#### WHAT IS NEEDED
Reproduce all of the data word for word.

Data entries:
•••

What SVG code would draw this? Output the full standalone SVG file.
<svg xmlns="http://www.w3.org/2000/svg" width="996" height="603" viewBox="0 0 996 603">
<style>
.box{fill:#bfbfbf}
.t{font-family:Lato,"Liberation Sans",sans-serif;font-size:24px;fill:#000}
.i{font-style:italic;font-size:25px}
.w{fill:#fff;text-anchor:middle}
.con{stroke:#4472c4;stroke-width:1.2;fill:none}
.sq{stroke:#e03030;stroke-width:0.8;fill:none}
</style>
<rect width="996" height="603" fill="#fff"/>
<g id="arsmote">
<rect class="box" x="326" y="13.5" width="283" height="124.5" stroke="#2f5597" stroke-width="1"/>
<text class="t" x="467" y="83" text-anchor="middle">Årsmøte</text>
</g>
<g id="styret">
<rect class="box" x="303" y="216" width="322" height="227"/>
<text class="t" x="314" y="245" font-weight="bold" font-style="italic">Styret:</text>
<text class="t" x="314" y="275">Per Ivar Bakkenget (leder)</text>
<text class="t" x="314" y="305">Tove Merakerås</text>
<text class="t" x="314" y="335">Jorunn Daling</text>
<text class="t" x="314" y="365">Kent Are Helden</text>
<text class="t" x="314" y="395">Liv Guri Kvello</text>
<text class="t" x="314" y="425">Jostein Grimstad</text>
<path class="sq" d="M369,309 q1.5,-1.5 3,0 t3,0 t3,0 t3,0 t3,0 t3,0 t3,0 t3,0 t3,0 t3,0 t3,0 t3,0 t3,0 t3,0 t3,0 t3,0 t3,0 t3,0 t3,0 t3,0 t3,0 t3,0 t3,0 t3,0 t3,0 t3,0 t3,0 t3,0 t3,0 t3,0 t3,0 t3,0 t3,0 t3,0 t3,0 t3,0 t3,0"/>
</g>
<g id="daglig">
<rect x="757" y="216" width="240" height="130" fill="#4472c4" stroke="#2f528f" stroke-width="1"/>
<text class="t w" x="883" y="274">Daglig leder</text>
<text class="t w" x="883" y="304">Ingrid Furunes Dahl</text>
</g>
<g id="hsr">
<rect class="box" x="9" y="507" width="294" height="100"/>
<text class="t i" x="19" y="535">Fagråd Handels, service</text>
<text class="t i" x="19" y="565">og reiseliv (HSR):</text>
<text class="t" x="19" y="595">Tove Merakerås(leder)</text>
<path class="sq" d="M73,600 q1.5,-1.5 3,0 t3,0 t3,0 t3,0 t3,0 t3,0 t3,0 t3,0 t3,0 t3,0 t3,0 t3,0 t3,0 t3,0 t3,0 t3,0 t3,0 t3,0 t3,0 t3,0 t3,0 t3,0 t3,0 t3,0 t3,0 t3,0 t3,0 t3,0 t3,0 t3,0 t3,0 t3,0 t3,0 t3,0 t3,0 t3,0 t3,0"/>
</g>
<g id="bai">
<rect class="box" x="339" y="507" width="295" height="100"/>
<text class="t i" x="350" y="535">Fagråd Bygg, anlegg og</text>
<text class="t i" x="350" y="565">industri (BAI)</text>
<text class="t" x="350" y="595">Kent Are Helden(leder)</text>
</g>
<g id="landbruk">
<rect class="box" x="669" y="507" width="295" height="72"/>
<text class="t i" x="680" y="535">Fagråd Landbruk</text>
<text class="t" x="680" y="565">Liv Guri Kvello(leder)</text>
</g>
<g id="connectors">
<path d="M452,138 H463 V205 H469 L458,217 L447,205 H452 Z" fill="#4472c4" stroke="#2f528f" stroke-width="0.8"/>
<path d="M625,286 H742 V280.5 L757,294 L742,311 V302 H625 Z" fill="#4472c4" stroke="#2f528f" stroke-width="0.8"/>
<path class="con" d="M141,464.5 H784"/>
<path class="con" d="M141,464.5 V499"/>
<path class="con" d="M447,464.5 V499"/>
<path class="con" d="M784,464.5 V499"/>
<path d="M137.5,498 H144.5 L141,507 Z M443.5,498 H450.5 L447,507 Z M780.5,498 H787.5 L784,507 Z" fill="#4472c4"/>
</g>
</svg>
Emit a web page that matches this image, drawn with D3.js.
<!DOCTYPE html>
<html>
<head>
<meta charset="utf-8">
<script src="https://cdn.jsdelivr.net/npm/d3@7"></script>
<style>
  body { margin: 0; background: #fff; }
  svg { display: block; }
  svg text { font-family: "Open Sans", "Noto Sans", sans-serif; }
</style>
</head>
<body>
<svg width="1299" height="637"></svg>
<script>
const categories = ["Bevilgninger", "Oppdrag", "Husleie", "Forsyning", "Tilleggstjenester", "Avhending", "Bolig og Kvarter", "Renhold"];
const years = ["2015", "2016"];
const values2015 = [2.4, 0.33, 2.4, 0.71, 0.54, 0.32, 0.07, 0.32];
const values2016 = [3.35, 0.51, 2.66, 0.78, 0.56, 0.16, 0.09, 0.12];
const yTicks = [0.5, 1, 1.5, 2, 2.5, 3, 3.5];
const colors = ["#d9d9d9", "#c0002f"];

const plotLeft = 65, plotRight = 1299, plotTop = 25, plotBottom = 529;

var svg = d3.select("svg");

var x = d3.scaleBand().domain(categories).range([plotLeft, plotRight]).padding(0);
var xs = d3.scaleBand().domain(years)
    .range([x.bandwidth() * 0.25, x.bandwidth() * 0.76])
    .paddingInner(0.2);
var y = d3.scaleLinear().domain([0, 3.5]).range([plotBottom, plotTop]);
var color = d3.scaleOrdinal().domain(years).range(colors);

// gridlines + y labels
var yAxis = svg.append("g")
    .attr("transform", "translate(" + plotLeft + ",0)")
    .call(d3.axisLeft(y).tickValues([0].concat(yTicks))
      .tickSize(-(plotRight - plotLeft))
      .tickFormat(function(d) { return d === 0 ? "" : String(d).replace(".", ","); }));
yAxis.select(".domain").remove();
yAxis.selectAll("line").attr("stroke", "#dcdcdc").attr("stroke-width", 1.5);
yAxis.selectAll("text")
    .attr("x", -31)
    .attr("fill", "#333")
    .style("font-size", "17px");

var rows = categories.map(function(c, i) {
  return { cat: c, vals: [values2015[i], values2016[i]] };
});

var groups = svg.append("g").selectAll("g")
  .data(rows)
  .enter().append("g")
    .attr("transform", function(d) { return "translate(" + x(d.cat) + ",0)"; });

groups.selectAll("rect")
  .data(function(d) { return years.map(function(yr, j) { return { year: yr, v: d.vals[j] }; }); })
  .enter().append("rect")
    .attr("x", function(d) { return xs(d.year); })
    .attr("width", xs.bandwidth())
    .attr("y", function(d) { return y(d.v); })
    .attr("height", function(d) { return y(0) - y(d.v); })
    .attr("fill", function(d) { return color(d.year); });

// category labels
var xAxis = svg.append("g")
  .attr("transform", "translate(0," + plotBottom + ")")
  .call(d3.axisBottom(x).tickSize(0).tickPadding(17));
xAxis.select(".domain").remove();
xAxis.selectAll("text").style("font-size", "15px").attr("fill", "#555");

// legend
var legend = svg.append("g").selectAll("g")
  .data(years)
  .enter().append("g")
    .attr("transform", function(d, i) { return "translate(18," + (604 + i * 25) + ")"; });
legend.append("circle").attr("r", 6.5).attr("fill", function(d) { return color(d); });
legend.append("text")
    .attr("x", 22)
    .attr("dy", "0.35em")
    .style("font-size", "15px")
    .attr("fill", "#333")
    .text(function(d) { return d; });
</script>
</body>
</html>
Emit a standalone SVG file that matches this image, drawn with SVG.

•••

#### WRITTEN ANSWER
What SVG code would draw this? Output the full standalone SVG file.
<svg xmlns="http://www.w3.org/2000/svg" width="996" height="603" viewBox="0 0 996 603">
<style>
.box{fill:#bfbfbf}
.t{font-family:Lato,"Liberation Sans",sans-serif;font-size:24px;fill:#000}
.i{font-style:italic;font-size:25px}
.w{fill:#fff;text-anchor:middle}
.con{stroke:#4472c4;stroke-width:1.2;fill:none}
.sq{stroke:#e03030;stroke-width:0.8;fill:none}
</style>
<rect width="996" height="603" fill="#fff"/>
<g id="arsmote">
<rect class="box" x="326" y="13.5" width="283" height="124.5" stroke="#2f5597" stroke-width="1"/>
<text class="t" x="467" y="83" text-anchor="middle">Årsmøte</text>
</g>
<g id="styret">
<rect class="box" x="303" y="216" width="322" height="227"/>
<text class="t" x="314" y="245" font-weight="bold" font-style="italic">Styret:</text>
<text class="t" x="314" y="275">Per Ivar Bakkenget (leder)</text>
<text class="t" x="314" y="305">Tove Merakerås</text>
<text class="t" x="314" y="335">Jorunn Daling</text>
<text class="t" x="314" y="365">Kent Are Helden</text>
<text class="t" x="314" y="395">Liv Guri Kvello</text>
<text class="t" x="314" y="425">Jostein Grimstad</text>
<path class="sq" d="M369,309 q1.5,-1.5 3,0 t3,0 t3,0 t3,0 t3,0 t3,0 t3,0 t3,0 t3,0 t3,0 t3,0 t3,0 t3,0 t3,0 t3,0 t3,0 t3,0 t3,0 t3,0 t3,0 t3,0 t3,0 t3,0 t3,0 t3,0 t3,0 t3,0 t3,0 t3,0 t3,0 t3,0 t3,0 t3,0 t3,0 t3,0 t3,0 t3,0"/>
</g>
<g id="daglig">
<rect x="757" y="216" width="240" height="130" fill="#4472c4" stroke="#2f528f" stroke-width="1"/>
<text class="t w" x="883" y="274">Daglig leder</text>
<text class="t w" x="883" y="304">Ingrid Furunes Dahl</text>
</g>
<g id="hsr">
<rect class="box" x="9" y="507" width="294" height="100"/>
<text class="t i" x="19" y="535">Fagråd Handels, service</text>
<text class="t i" x="19" y="565">og reiseliv (HSR):</text>
<text class="t" x="19" y="595">Tove Merakerås(leder)</text>
<path class="sq" d="M73,600 q1.5,-1.5 3,0 t3,0 t3,0 t3,0 t3,0 t3,0 t3,0 t3,0 t3,0 t3,0 t3,0 t3,0 t3,0 t3,0 t3,0 t3,0 t3,0 t3,0 t3,0 t3,0 t3,0 t3,0 t3,0 t3,0 t3,0 t3,0 t3,0 t3,0 t3,0 t3,0 t3,0 t3,0 t3,0 t3,0 t3,0 t3,0 t3,0"/>
</g>
<g id="bai">
<rect class="box" x="339" y="507" width="295" height="100"/>
<text class="t i" x="350" y="535">Fagråd Bygg, anlegg og</text>
<text class="t i" x="350" y="565">industri (BAI)</text>
<text class="t" x="350" y="595">Kent Are Helden(leder)</text>
</g>
<g id="landbruk">
<rect class="box" x="669" y="507" width="295" height="72"/>
<text class="t i" x="680" y="535">Fagråd Landbruk</text>
<text class="t" x="680" y="565">Liv Guri Kvello(leder)</text>
</g>
<g id="connectors">
<path d="M452,138 H463 V205 H469 L458,217 L447,205 H452 Z" fill="#4472c4" stroke="#2f528f" stroke-width="0.8"/>
<path d="M625,286 H742 V280.5 L757,294 L742,311 V302 H625 Z" fill="#4472c4" stroke="#2f528f" stroke-width="0.8"/>
<path class="con" d="M141,464.5 H784"/>
<path class="con" d="M141,464.5 V499"/>
<path class="con" d="M447,464.5 V499"/>
<path class="con" d="M784,464.5 V499"/>
<path d="M137.5,498 H144.5 L141,507 Z M443.5,498 H450.5 L447,507 Z M780.5,498 H787.5 L784,507 Z" fill="#4472c4"/>
</g>
</svg>
Emit a web page that matches this image, drawn with D3.js.
<!DOCTYPE html>
<html>
<head>
<meta charset="utf-8">
<script src="https://cdn.jsdelivr.net/npm/d3@7"></script>
<style>
  body { margin: 0; background: #fff; }
  svg { display: block; }
  svg text { font-family: "Open Sans", "Noto Sans", sans-serif; }
</style>
</head>
<body>
<svg width="1299" height="637"></svg>
<script>
const categories = ["Bevilgninger", "Oppdrag", "Husleie", "Forsyning", "Tilleggstjenester", "Avhending", "Bolig og Kvarter", "Renhold"];
const years = ["2015", "2016"];
const values2015 = [2.4, 0.33, 2.4, 0.71, 0.54, 0.32, 0.07, 0.32];
const values2016 = [3.35, 0.51, 2.66, 0.78, 0.56, 0.16, 0.09, 0.12];
const yTicks = [0.5, 1, 1.5, 2, 2.5, 3, 3.5];
const colors = ["#d9d9d9", "#c0002f"];

const plotLeft = 65, plotRight = 1299, plotTop = 25, plotBottom = 529;

var svg = d3.select("svg");

var x = d3.scaleBand().domain(categories).range([plotLeft, plotRight]).padding(0);
var xs = d3.scaleBand().domain(years)
    .range([x.bandwidth() * 0.25, x.bandwidth() * 0.76])
    .paddingInner(0.2);
var y = d3.scaleLinear().domain([0, 3.5]).range([plotBottom, plotTop]);
var color = d3.scaleOrdinal().domain(years).range(colors);

// gridlines + y labels
var yAxis = svg.append("g")
    .attr("transform", "translate(" + plotLeft + ",0)")
    .call(d3.axisLeft(y).tickValues([0].concat(yTicks))
      .tickSize(-(plotRight - plotLeft))
      .tickFormat(function(d) { return d === 0 ? "" : String(d).replace(".", ","); }));
yAxis.select(".domain").remove();
yAxis.selectAll("line").attr("stroke", "#dcdcdc").attr("stroke-width", 1.5);
yAxis.selectAll("text")
    .attr("x", -31)
    .attr("fill", "#333")
    .style("font-size", "17px");

var rows = categories.map(function(c, i) {
  return { cat: c, vals: [values2015[i], values2016[i]] };
});

var groups = svg.append("g").selectAll("g")
  .data(rows)
  .enter().append("g")
    .attr("transform", function(d) { return "translate(" + x(d.cat) + ",0)"; });

groups.selectAll("rect")
  .data(function(d) { return years.map(function(yr, j) { return { year: yr, v: d.vals[j] }; }); })
  .enter().append("rect")
    .attr("x", function(d) { return xs(d.year); })
    .attr("width", xs.bandwidth())
    .attr("y", function(d) { return y(d.v); })
    .attr("height", function(d) { return y(0) - y(d.v); })
    .attr("fill", function(d) { return color(d.year); });

// category labels
var xAxis = svg.append("g")
  .attr("transform", "translate(0," + plotBottom + ")")
  .call(d3.axisBottom(x).tickSize(0).tickPadding(17));
xAxis.select(".domain").remove();
xAxis.selectAll("text").style("font-size", "15px").attr("fill", "#555");

// legend
var legend = svg.append("g").selectAll("g")
  .data(years)
  .enter().append("g")
    .attr("transform", function(d, i) { return "translate(18," + (604 + i * 25) + ")"; });
legend.append("circle").attr("r", 6.5).attr("fill", function(d) { return color(d); });
legend.append("text")
    .attr("x", 22)
    .attr("dy", "0.35em")
    .style("font-size", "15px")
    .attr("fill", "#333")
    .text(function(d) { return d; });
</script>
</body>
</html>
Emit a standalone SVG file that matches this image, drawn with SVG.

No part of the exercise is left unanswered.